Reputation: 359
I'm trying to build a cumulative density plot for a project using data that has different column lengths. I wanna be able to graphically show how water use differs between users from different sample sizes. Something along the lines with % of population (0% - 100%) along the x axis and water use (gallons) along the y-axis.
So something like this I guess...
WaterUse <- data.frame(A = c(S1DataCP$atotwu, S2DataCP$atotwu, S3DataCP$atotwu, S4DataCP$atotwu) )
ggplot(WaterUse, aes(x = ?, color = c("1", "2", "3", "4"))) + stat_ecdf()
Where the data frame is built from queries of four different data sets gathering the water use (atotwu) of that particular population. The columns in the data frame are of different lengths and have no given order.
Upvotes: 0
Views: 192
Reputation: 3369
Let's create sample data of varying length which mimics the structure of your data frame with a column named atotwu
set.seed(10)
S1DataCP <- cbind.data.frame(rnorm(50))
S2DataCP <- cbind.data.frame(rnorm(45))
S3DataCP <- cbind.data.frame(rnorm(55))
S4DataCP <- cbind.data.frame(rnorm(60))
colnames(S1DataCP) <- colnames(S2DataCP) <- colnames(S3DataCP) <- colnames(S4DataCP) <- "atotwu"

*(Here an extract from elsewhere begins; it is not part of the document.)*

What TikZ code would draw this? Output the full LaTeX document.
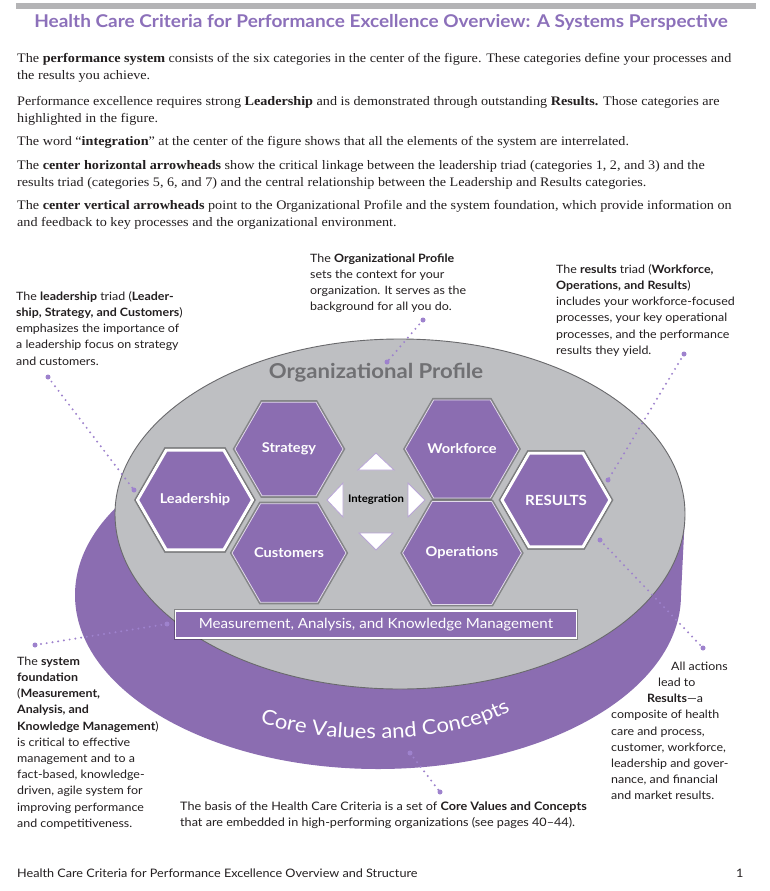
\documentclass[tikz,border=0pt]{standalone}
\usepackage{fontspec}
\setmainfont{Liberation Serif}[FakeStretch=1.09]
\newfontfamily\lato{Lato}[FakeStretch=1.08]
\usetikzlibrary{shapes.geometric,decorations.text}
\definecolor{hexpurple}{RGB}{139,109,177}
\definecolor{titlepurple}{RGB}{140,112,186}
\definecolor{dotpurple}{RGB}{158,130,205}
\definecolor{ellgray}{RGB}{190,191,194}
\definecolor{edgegray}{RGB}{105,105,108}
\definecolor{profgray}{RGB}{112,112,115}
\definecolor{bargray}{RGB}{180,180,182}
\definecolor{textblack}{RGB}{35,31,32}
\definecolor{trililac}{RGB}{185,165,215}
\begin{document}
\begin{tikzpicture}[x=1pt,y=-1pt,
  para/.style={anchor=north west, inner sep=0pt, align=left, font=\fontsize{13}{17}\selectfont, text=textblack},
  annot/.style={anchor=north west, inner sep=0pt, align=left, font=\lato\fontsize{11.5}{16.2}\selectfont, text=textblack},
  hexa/.style={regular polygon, regular polygon sides=6, minimum size=108pt, inner sep=0pt,
    fill=hexpurple, draw=white!75!hexpurple, line width=0.8pt, text=white,
    font=\lato\bfseries\fontsize{13.5}{16}\selectfont,
    preaction={draw=black, opacity=0.3, line width=4pt}},
  hexmain/.style={hexa, draw=white, line width=3pt, preaction={draw=black, opacity=0.3, line width=6pt}},
  tri/.style={fill=white, draw=trililac, line width=0.8pt},
  dotline/.style={draw=dotpurple, line width=2.2pt, dash pattern=on 0pt off 5.8pt, line cap=round},
  enddot/.style={fill=dotpurple}
]
\useasboundingbox (0,0) rectangle (769,891);
\fill[white] (0,0) rectangle (769,891);

% top bar and title
\fill[bargray] (16,3) rectangle (756,9);
\node[anchor=base, inner sep=0pt, font=\lato\bfseries\fontsize{17.6}{21}\selectfont, text=titlepurple] (title) at (381,28)
  {Health Care Criteria for Performance Excellence Overview: A Systems Perspective};

% body paragraphs
\node[para] (p1) at (17,50.1) {\strut The \textbf{performance system} consists of the six categories in the center of the figure. These categories define your processes and\\the results you achieve.};
\node[para] (p2) at (17,93.1) {\strut Performance excellence requires strong \textbf{Leadership} and is demonstrated through outstanding \textbf{Results.} Those categories are\\highlighted in the figure.};
\node[para] (p3) at (17,133.1) {\strut The word “\textbf{integration}” at the center of the figure shows that all the elements of the system are interrelated.};
\node[para] (p4) at (17,157.1) {\strut The \textbf{center horizontal arrowheads} show the critical linkage between the leadership triad (categories 1, 2, and 3) and the\\results triad (categories 5, 6, and 7) and the central relationship between the Leadership and Results categories.};
\node[para] (p5) at (17,197.1) {\strut The \textbf{center vertical arrowheads} point to the Organizational Profile and the system foundation, which provide information on\\and feedback to key processes and the organizational environment.};

% cylinder
\fill[hexpurple] (378,595) ellipse [x radius=303, y radius=174];
\fill[hexpurple] (115,514) -- (75,595) -- (681,595) -- (685,514) -- cycle;
\filldraw[fill=ellgray, draw=edgegray, line width=0.9pt] (400,514) ellipse [x radius=285, y radius=175];

\node[font=\lato\bfseries\fontsize{20.5}{24}\selectfont, text=profgray] (orgprof) at (376,373) {Organizational Profile};

% hexagons
\node[hexmain] (lead) at (195,500) {Leadership};
\node[hexa] (strat) at (289,449) {Strategy};
\node[hexa] (cust) at (289,553) {Customers};
\node[hexa] (work) at (462,449) {Workforce};
\node[hexa] (oper) at (462,553) {Operations};
\node[hexmain, font=\lato\bfseries\fontsize{14}{16}\selectfont] (res) at (556,500) {RESULTS};

% integration
\node[font=\lato\bfseries\fontsize{10.5}{12}\selectfont, text=black] (integ) at (376,500) {Integration};
\draw[tri] (358,470) -- (394,470) -- (376,453) -- cycle;
\draw[tri] (359,533) -- (393,533) -- (376,550) -- cycle;
\draw[tri] (343,483) -- (343,517) -- (327,500) -- cycle;
\draw[tri] (408,483) -- (408,517) -- (425,500) -- cycle;

% foundation bar
\node[draw=white, line width=1.2pt, fill=hexpurple, minimum width=401pt, minimum height=27pt, inner sep=0pt, text=white,
  font=\lato\fontsize{14}{16}\selectfont, preaction={draw=black, opacity=0.3, line width=3.5pt}] (makm) at (376,624.5)
  {Measurement, Analysis, and Knowledge Management};

% core values curved text
\path[decorate, decoration={text along path, text align=center,
  text={|\lato\fontsize{20.5}{24}\selectfont\color{white}|Core Values and Concepts}}]
  (255,721) .. controls (320,745) and (450,748) .. (515,708);

% annotations
\node[annot] (leadnote) at (16,288.7) {\strut The \textbf{leadership} triad (\textbf{Leader-}\\\textbf{ship, Strategy, and Customers})\\emphasizes the importance of\\a leadership focus on strategy\\and customers.};
\node[annot] (orgnote) at (310,250.7) {\strut The \textbf{Organizational Profile}\\sets the context for your\\organization. It serves as the\\background for all you do.};
\node[annot] (resnote) at (556,261.7) {\strut The \textbf{results} triad (\textbf{Workforce,}\\\textbf{Operations, and Results})\\includes your workforce-focused\\processes, your key operational\\processes, and the performance\\results they yield.};
\node[annot] (foundnote) at (17,653.7) {\strut The \textbf{system}\\\textbf{foundation}\\(\textbf{Measurement,}\\\textbf{Analysis, and}\\\textbf{Knowledge Management})\\is critical to effective\\management and to a\\fact-based, knowledge-\\driven, agile system for\\improving performance\\and competitiveness.};
\node[annot] (actnote) at (611,658.7) {\strut\hspace*{60pt}All actions\\\hspace*{47pt}lead to\\\hspace*{36pt}\textbf{Results}—a\\composite of health\\care and process,\\customer, workforce,\\leadership and gover-\\nance, and financial\\and market results.};
\node[annot, font=\lato\fontsize{11.7}{16}\selectfont] (corenote) at (180,799.2) {\strut The basis of the Health Care Criteria is a set of \textbf{Core Values and Concepts}\\that are embedded in high-performing organizations (see pages 40–44).};

% dotted connectors
\coordinate (d1a) at (48,377);  \coordinate (d1b) at (134,490);
\coordinate (d2a) at (423,320); \coordinate (d2b) at (387,362);
\coordinate (d3a) at (684,354); \coordinate (d3b) at (608,480);
\coordinate (d4a) at (600,540); \coordinate (d4b) at (703,648);
\coordinate (d5a) at (167,624); \coordinate (d5b) at (35,645);
\coordinate (d6a) at (410,753); \coordinate (d6b) at (440,792);
\foreach \a/\b in {d1a/d1b,d2a/d2b,d3a/d3b,d4a/d4b,d5a/d5b,d6a/d6b}{
  \draw[dotline] (\a) -- (\b);
  \fill[enddot] (\a) circle[radius=2.5pt];
  \fill[enddot] (\b) circle[radius=2.5pt];
}

% footer
\node[anchor=base west, inner sep=0pt, font=\lato\fontsize{11.7}{14}\selectfont, text=textblack] (footer) at (17,877)
  {Health Care Criteria for Performance Excellence Overview and Structure};
\node[anchor=base west, inner sep=0pt, font=\lato\fontsize{11.7}{14}\selectfont, text=textblack] (pagenum) at (736,877) {1};
\end{tikzpicture}
\end{document}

Here I just column bind an identifier corresponding to the site:
S1DataCP_df <- cbind(1, S1DataCP$atotwu)
S2DataCP_df <- cbind(2, S2DataCP$atotwu)
S3DataCP_df <- cbind(3, S3DataCP$atotwu)
S4DataCP_df <- cbind(4, S4DataCP$atotwu)
Since ggplot2
takes data in long format, we row bind the individual data frames:
WaterUse <- rbind.data.frame(S1DataCP_df, S2DataCP_df, S3DataCP_df, S4DataCP_df)
colnames(WaterUse) <- c("Site", "atotwu")
Finally plot the stat_ecdf
ggplot(WaterUse, aes(x=atotwu, colour=factor(Site))) + stat_ecdf() + labs(colour="Site")
Upvotes: 1